Judith Bain née Herriott

Personal information
- Nationality: British (Scottish)
- Born: 11 October 1944 (age 81) Tain, Scotland
- Height: 160 cm (5 ft 3 in)
- Weight: 54 kg (119 lb)

Sport
- Sport: Fencing
- Event: Foil
- Club: Glasgow Fencing Club Pauleons Fencing Club

Medal record
Fencing
Representing Scotland
British Commonwealth Games
| Silver medal – second place | 1970 Edinburgh | foil team |

= Judith Bain =

Scottish fencer

Judith Margaret Bain née Herriott (born 11 October 1944) is a British fencer who competed at the 1968 Summer Olympics.

== Biography ==
Born Judith Herriot, she began fencing at Glasgow High School.

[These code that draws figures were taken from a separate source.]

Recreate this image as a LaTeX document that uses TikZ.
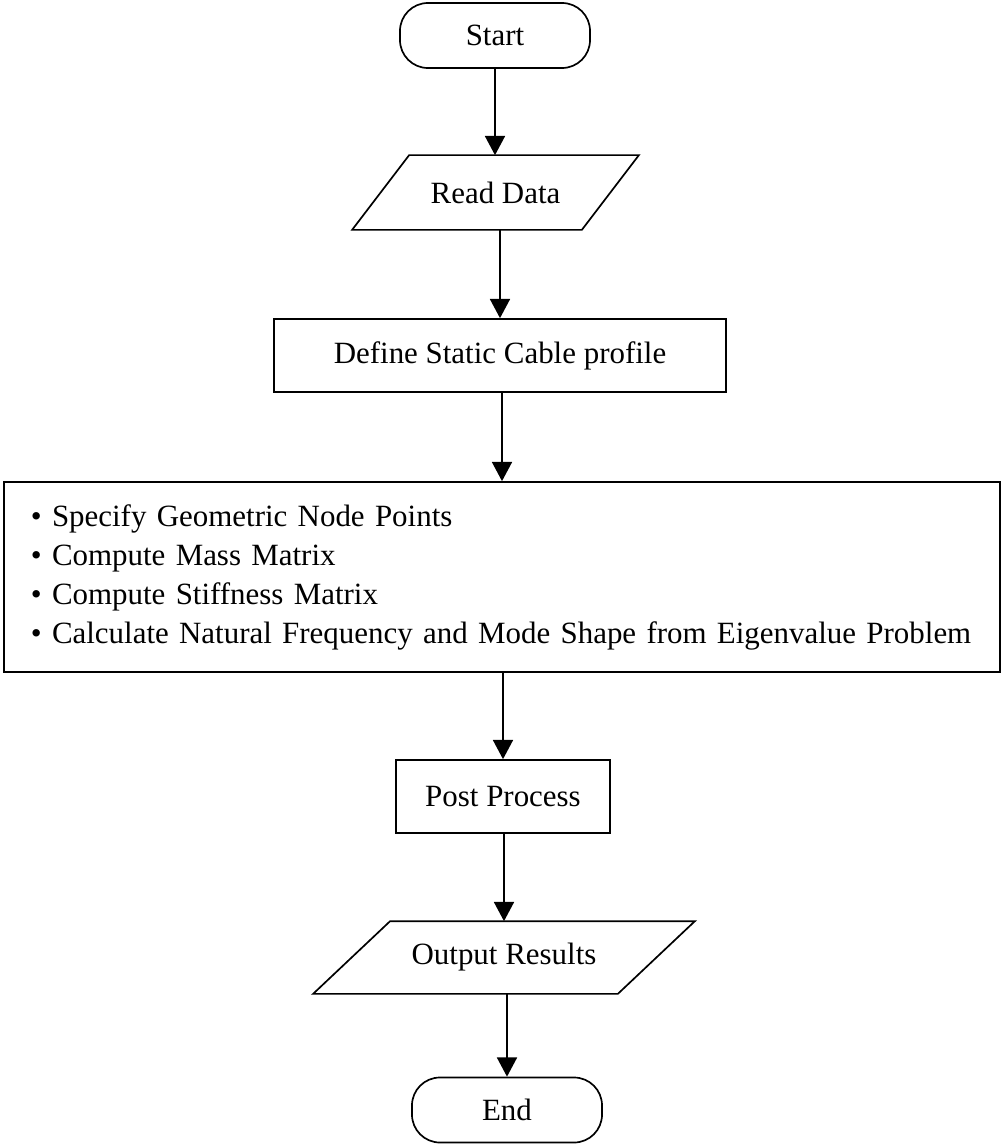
\documentclass[tikz,border=0pt]{standalone}
\usepackage{fontspec}
\setmainfont{Liberation Serif}
\usetikzlibrary{arrows.meta}

\begin{document}
\begin{tikzpicture}[x=0.025cm, y=-0.025cm, >={Triangle[length=4.8mm,width=5mm]},
    line width=1.2pt, font=\fontsize{22}{27.7}\selectfont,
    box/.style={draw, rectangle, inner sep=0pt},
    term/.style={draw, rectangle, rounded corners=0.7cm, minimum width=4.75cm, minimum height=1.625cm},
    io/.style={rectangle, inner sep=0pt, minimum height=1.825cm}]
    \useasboundingbox (0,0) rectangle (1002,1145);

    \node[term] (start) at (495,35.5) {Start};

    \node[io, minimum width=7.125cm] (rd) at (495.5,192.5) {Read Data};
    \draw ([xshift=1.425cm]rd.north west) -- (rd.north east) -- ([xshift=-1.425cm]rd.south east) -- (rd.south west) -- cycle;

    \node[box, minimum width=11.3cm, minimum height=1.825cm] (def) at (500,355.5) {Define Static Cable profile};

    % main computation block
    \node[box, minimum width=24.9cm, minimum height=4.75cm, text width=23.55cm, inner xsep=0.675cm, align=left] (calc) at (502,577)
        {\begin{tabular}{@{}l@{}}
         \textbullet\ Specify Geometric Node Points\\
         \textbullet\ Compute Mass Matrix\\
         \textbullet\ Compute Stiffness Matrix\\
         \textbullet\ Calculate Natural Frequency and Mode Shape from Eigenvalue Problem
         \end{tabular}};

    \node[box, minimum width=5.35cm, minimum height=1.825cm] (pp) at (503,796.5) {Post Process};

    \node[io, minimum width=9.5cm, minimum height=1.775cm] (out) at (504,957.5) {Output Results};
    \draw ([xshift=1.925cm]out.north west) -- (out.north east) -- ([xshift=-1.925cm]out.south east) -- (out.south west) -- cycle;

    \node[term] (end) at (507,1110) {End};

    \draw[->] (start.south) -- (start.south |- rd.north);
    \draw[->] (rd.south -| def.north) -- (def.north);
    \draw[->] (def.south -| calc.north) -- (calc.north);
    \draw[->] (calc.south -| pp.north) -- (pp.north);
    \draw[->] (pp.south -| out.north) -- (out.north);
    \draw[->] (out.south -| end.north) -- (end.north);
\end{tikzpicture}
\end{document}
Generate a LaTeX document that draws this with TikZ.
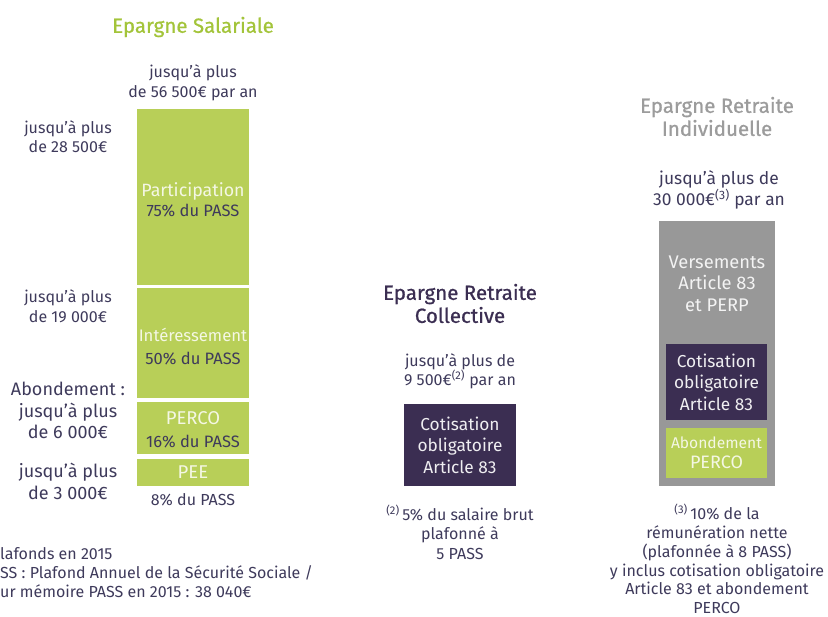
\documentclass[tikz,border=0pt]{standalone}
\usepackage{fontspec}
\setmainfont{Fira Sans}
\newfontfamily\headfont[FakeBold=0.8]{Fira Sans}
\definecolor{grn}{HTML}{B8CF58}
\definecolor{grnh}{HTML}{A3C43A}
\definecolor{plum}{HTML}{3B2E52}
\definecolor{ink}{HTML}{3E3A5B}
\definecolor{gry}{HTML}{989898}
\definecolor{gryh}{HTML}{9C9C9C}
\definecolor{lite}{HTML}{F4F7E4}
\begin{document}
\begin{tikzpicture}[x=1pt,y=-1pt,
  txt/.style={text=ink, align=center, inner sep=0pt, font=\fontsize{16}{19.5}\selectfont},
  bigtxt/.style={text=ink, align=center, inner sep=0pt, font=\fontsize{18}{21.5}\selectfont},
  head/.style={align=center, inner sep=0pt, font=\headfont\fontsize{20.5}{23}\selectfont},
  gbox/.style={fill=grn, inner sep=0pt, align=center, text=lite, font=\fontsize{17.8}{20.5}\selectfont},
  pbox/.style={fill=plum, inner sep=0pt, align=center, text=white!92!plum, font=\fontsize{17.3}{21.5}\selectfont},
  greybox/.style={fill=gry, inner sep=0pt}
]
\useasboundingbox (0,0) rectangle (828,617);

% ---------- Epargne Salariale ----------
\node[head, text=grnh] (hsal) at (193,27) {Epargne Salariale};
\node[txt] (tsal) at (193,83) {jusqu’à plus\\de 56 500€ par an};

\node[gbox, minimum width=112pt, minimum height=176pt] (part) at (193,197) {};
\node[gbox, fill=none, inner sep=0pt] (partt) at (193,200)
  {Participation\\[-1pt]{\color{ink}\fontsize{16.5}{19}\selectfont 75\% du PASS}};
\node[gbox, minimum width=112pt, minimum height=110pt] (inte) at (193,343) {};
\node[gbox, fill=none] (intet) at (193,346.5)
  {\fontsize{16.7}{20}\selectfont Intéressement\\[2pt]{\color{ink}\fontsize{16.5}{19}\selectfont 50\% du PASS}};
\node[gbox, minimum width=112pt, minimum height=52pt] (perco) at (193,428) {};
\node[gbox, fill=none] (percot) at (193,430)
  {\fontsize{18.5}{21}\selectfont PERCO\\[2pt]{\color{ink}\fontsize{16.5}{19}\selectfont 16\% du PASS}};
\node[gbox, minimum width=112pt, minimum height=27pt, font=\fontsize{18.5}{20}\selectfont] (pee) at (193,472.5) {PEE};
\node[txt] (pee8) at (193,500) {8\% du PASS};

\node[txt] (l28) at (68,136.5) {jusqu’à plus\\de 28 500€};
\node[txt] (l19) at (68,306.5) {jusqu’à plus\\de 19 000€};
\node[bigtxt] (l6) at (68,410.5) {Abondement :\\jusqu’à plus\\de 6 000€};
\node[bigtxt] (l3) at (68,481.5) {jusqu’à plus\\de 3 000€};

\node[txt, align=left, anchor=west, font=\fontsize{16}{19}\selectfont] (notes) at (0,573)
  {lafonds en 2015\\SS : Plafond Annuel de la Sécurité Sociale /\\ur mémoire PASS en 2015 : 38 040€};

% ---------- Epargne Retraite Collective ----------
\node[head, text=plum] (hcol) at (460,303.5) {Epargne Retraite\\Collective};
\node[txt] (tcol) at (460,371.5) {jusqu’à plus de\\9 500€\textsuperscript{(2)} par an};
\node[pbox, minimum width=112pt, minimum height=82pt] (ccol) at (460,445)
  {Cotisation\\obligatoire\\Article 83};
\node[txt] (ncol) at (460,532) {\textsuperscript{(2)}\,5\% du salaire brut\\plafonné à\\5 PASS};

% ---------- Epargne Retraite Individuelle ----------
\node[head, text=gryh] (hind) at (717,116.5) {Epargne Retraite\\Individuelle};
\node[txt, font=\fontsize{17.4}{20}\selectfont] (tind) at (719,190) {jusqu’à plus de\\30 000€\textsuperscript{(3)} par an};
\node[greybox, minimum width=116pt, minimum height=265pt] (gind) at (717,353.5) {};
\node[align=center, inner sep=0pt, text=white!88!gry, font=\fontsize{18.3}{21.5}\selectfont] (vers) at (717,283.5)
  {Versements\\Article 83\\et PERP};
\node[pbox, minimum width=101pt, minimum height=76pt] (cind) at (716.5,382)
  {Cotisation\\obligatoire\\Article 83};
\node[gbox, minimum width=101pt, minimum height=50pt] (aind) at (716.5,453)
  {{\fontsize{15.6}{18}\selectfont Abondement}\\{\fontsize{18}{21}\selectfont PERCO}};
\node[txt, font=\fontsize{16}{18.8}\selectfont] (nind) at (717,559)
  {\textsuperscript{(3)}\,10\% de la\\rémunération nette\\(plafonnée à 8 PASS)\\y inclus cotisation obligatoire\\Article 83 et abondement\\PERCO};
\end{tikzpicture}
\end{document}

Under her maiden name of Herriot, she represented the Scotland team at the 1966 British Empire and Commonwealth Games in Kingston, Jamaica, where she participated in the foil event.

At the 1968 Olympic Games in Mexico City, she participated in the women's individual and team foil events.

Bain won a silver medal at the 1970 Commonwealth Games in the women's foil team event.

In 1968m, she was living in London and was a member of the Pauleons Fencing Club.